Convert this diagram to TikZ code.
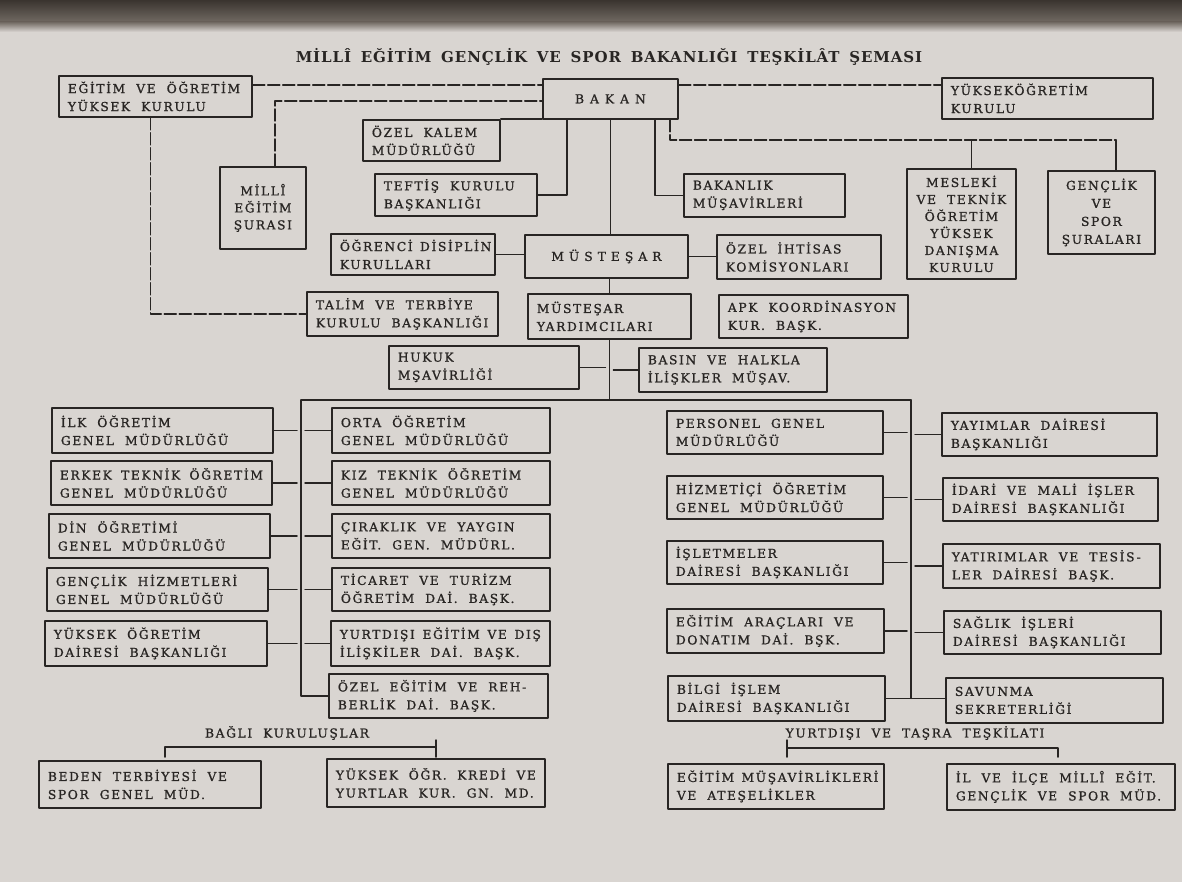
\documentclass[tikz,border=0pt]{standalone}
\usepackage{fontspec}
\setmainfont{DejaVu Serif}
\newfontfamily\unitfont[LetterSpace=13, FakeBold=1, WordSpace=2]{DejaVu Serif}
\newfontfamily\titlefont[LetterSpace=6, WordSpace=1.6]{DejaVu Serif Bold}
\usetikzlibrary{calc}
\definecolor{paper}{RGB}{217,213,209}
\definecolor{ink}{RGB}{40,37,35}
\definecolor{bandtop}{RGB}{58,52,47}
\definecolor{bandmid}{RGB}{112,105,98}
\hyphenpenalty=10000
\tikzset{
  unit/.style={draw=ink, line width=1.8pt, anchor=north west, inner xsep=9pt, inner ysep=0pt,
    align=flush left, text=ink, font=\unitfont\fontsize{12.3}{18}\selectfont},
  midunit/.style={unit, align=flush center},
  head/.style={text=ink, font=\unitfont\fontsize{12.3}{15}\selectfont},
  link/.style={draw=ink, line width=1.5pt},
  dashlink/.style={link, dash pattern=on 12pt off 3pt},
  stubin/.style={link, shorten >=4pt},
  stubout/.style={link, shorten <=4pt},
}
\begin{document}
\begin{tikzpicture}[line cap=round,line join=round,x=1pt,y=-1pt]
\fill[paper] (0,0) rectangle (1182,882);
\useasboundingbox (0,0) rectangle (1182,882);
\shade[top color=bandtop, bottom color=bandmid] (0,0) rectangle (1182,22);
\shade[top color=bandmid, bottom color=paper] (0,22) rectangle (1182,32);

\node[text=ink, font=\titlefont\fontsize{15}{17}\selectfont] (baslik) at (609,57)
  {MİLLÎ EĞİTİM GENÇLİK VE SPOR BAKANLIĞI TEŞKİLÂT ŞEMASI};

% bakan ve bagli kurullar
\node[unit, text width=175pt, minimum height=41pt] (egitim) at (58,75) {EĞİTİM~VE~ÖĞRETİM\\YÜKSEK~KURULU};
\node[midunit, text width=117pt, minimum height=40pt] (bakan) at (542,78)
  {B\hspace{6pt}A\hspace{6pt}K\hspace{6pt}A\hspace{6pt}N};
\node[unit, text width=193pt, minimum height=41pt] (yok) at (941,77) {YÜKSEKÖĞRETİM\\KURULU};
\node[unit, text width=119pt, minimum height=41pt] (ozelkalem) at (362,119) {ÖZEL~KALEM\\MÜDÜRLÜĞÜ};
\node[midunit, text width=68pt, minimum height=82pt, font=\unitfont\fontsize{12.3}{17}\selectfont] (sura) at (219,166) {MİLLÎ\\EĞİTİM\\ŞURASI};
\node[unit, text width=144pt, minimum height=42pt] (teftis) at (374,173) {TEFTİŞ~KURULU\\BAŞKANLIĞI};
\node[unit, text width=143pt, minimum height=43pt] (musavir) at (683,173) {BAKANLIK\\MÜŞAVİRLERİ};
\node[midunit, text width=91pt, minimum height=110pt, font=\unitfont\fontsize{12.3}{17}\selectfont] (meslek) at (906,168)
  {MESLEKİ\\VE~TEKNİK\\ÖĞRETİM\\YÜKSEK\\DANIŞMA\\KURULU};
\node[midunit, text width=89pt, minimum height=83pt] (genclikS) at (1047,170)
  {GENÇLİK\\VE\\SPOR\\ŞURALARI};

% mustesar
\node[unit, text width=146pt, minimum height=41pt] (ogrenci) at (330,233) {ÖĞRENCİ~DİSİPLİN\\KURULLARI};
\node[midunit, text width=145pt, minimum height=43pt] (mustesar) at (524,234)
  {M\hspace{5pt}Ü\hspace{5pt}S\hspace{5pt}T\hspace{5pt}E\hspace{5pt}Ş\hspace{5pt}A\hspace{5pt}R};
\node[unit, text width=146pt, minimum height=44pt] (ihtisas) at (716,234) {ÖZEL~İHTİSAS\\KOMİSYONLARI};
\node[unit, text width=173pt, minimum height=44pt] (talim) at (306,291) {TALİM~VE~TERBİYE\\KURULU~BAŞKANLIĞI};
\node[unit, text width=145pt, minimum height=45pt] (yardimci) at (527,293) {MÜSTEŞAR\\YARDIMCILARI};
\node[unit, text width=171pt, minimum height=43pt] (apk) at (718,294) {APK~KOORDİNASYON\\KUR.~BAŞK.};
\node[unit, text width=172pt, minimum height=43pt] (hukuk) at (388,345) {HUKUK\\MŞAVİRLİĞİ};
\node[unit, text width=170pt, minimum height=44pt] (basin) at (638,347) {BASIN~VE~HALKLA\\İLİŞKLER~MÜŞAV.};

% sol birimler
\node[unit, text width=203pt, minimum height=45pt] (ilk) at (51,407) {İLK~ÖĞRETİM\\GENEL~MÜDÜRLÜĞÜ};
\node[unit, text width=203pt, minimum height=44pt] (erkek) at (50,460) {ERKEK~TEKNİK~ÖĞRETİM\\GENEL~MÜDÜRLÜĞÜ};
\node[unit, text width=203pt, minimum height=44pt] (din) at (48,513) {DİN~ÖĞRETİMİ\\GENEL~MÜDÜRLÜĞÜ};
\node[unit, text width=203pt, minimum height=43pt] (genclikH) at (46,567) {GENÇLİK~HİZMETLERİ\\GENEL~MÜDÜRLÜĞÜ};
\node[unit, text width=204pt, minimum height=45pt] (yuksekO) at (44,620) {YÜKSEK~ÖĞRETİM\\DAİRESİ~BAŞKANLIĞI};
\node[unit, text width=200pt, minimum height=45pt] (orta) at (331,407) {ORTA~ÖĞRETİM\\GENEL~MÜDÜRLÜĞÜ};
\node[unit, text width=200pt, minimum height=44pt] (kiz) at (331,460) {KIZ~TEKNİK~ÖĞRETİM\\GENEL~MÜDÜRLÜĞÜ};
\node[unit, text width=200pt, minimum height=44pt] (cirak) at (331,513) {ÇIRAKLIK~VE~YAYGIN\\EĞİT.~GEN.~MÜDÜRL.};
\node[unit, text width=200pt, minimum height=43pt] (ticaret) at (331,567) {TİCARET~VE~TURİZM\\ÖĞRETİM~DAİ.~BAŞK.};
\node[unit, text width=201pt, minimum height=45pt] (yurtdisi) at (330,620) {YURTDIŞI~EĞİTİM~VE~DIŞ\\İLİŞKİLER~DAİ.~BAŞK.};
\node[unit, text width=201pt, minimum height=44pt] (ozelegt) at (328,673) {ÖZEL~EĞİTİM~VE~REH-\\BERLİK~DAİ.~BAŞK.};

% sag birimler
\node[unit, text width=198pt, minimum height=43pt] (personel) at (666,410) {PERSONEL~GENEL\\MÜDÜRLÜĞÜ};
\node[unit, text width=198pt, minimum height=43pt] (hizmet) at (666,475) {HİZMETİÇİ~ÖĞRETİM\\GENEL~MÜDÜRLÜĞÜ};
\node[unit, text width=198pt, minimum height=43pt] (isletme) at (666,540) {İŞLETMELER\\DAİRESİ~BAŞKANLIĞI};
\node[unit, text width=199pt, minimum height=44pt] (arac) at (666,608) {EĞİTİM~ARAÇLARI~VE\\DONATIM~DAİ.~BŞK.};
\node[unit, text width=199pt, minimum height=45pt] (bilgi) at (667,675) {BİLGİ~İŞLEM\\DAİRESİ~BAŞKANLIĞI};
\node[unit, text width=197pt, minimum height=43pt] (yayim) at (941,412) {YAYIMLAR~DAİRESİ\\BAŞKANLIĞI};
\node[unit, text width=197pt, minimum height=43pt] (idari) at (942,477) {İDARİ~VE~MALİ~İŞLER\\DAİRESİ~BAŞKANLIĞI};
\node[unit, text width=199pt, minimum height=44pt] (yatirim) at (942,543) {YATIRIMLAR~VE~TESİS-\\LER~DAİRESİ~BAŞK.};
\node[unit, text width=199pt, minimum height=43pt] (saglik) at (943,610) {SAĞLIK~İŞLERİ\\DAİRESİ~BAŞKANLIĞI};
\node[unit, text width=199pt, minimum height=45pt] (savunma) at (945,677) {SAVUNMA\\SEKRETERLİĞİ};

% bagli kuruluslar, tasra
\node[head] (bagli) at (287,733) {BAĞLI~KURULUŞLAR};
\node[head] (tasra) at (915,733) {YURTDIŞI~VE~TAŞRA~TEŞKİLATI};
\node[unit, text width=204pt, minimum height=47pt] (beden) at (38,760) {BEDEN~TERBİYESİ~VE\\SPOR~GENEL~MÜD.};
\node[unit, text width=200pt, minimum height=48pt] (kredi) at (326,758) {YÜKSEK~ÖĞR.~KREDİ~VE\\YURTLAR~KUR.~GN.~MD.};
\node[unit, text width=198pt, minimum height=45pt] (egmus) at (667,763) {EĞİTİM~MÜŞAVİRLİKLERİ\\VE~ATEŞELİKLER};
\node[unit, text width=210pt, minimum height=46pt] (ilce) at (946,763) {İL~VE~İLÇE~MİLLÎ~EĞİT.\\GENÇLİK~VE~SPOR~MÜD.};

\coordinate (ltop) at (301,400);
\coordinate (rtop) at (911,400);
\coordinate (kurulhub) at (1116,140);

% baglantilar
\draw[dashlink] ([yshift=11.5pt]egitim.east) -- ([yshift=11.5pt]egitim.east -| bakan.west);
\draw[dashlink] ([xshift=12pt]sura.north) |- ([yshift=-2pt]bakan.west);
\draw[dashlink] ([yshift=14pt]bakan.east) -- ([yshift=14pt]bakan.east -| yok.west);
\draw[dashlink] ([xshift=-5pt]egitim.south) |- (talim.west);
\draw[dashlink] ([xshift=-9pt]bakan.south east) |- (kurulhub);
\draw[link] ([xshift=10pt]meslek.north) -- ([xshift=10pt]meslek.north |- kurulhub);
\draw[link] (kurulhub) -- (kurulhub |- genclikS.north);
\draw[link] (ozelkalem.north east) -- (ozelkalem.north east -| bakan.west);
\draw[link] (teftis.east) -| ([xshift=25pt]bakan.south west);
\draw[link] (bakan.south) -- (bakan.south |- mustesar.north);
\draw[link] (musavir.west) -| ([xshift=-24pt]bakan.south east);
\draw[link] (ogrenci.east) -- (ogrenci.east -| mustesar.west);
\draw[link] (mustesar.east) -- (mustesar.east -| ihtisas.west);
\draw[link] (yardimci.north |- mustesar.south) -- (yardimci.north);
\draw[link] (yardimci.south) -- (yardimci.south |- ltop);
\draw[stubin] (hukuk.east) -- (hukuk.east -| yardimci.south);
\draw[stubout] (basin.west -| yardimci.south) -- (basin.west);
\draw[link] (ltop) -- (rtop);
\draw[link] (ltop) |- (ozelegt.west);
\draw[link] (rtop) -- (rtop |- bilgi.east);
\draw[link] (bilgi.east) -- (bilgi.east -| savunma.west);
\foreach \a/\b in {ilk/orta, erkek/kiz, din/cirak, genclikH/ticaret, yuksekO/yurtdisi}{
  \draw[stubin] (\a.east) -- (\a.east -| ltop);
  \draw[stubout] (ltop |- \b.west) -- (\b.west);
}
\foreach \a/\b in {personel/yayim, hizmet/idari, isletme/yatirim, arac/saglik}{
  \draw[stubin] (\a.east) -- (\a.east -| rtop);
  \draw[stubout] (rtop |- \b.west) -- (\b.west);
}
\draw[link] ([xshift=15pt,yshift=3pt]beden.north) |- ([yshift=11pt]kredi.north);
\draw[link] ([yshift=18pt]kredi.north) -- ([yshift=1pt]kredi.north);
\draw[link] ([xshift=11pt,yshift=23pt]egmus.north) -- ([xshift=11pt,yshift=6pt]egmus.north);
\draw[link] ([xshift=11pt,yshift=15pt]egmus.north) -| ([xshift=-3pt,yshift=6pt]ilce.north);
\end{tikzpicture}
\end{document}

------------------------------------------------------------------------

**Instructions to follow**
Every line from the top of the material above through the line with "EĞİTİM GENÇLİK VE" should be duplicated exactly, please; leave out the pictures.

**Exercise solution**
Convert this diagram to TikZ code.
\documentclass[tikz,border=0pt]{standalone}
\usepackage{fontspec}
\setmainfont{DejaVu Serif}
\newfontfamily\unitfont[LetterSpace=13, FakeBold=1, WordSpace=2]{DejaVu Serif}
\newfontfamily\titlefont[LetterSpace=6, WordSpace=1.6]{DejaVu Serif Bold}
\usetikzlibrary{calc}
\definecolor{paper}{RGB}{217,213,209}
\definecolor{ink}{RGB}{40,37,35}
\definecolor{bandtop}{RGB}{58,52,47}
\definecolor{bandmid}{RGB}{112,105,98}
\hyphenpenalty=10000
\tikzset{
  unit/.style={draw=ink, line width=1.8pt, anchor=north west, inner xsep=9pt, inner ysep=0pt,
    align=flush left, text=ink, font=\unitfont\fontsize{12.3}{18}\selectfont},
  midunit/.style={unit, align=flush center},
  head/.style={text=ink, font=\unitfont\fontsize{12.3}{15}\selectfont},
  link/.style={draw=ink, line width=1.5pt},
  dashlink/.style={link, dash pattern=on 12pt off 3pt},
  stubin/.style={link, shorten >=4pt},
  stubout/.style={link, shorten <=4pt},
}
\begin{document}
\begin{tikzpicture}[line cap=round,line join=round,x=1pt,y=-1pt]
\fill[paper] (0,0) rectangle (1182,882);
\useasboundingbox (0,0) rectangle (1182,882);
\shade[top color=bandtop, bottom color=bandmid] (0,0) rectangle (1182,22);
\shade[top color=bandmid, bottom color=paper] (0,22) rectangle (1182,32);

\node[text=ink, font=\titlefont\fontsize{15}{17}\selectfont] (baslik) at (609,57)
  {MİLLÎ EĞİTİM GENÇLİK VE SPOR BAKANLIĞI TEŞKİLÂT ŞEMASI};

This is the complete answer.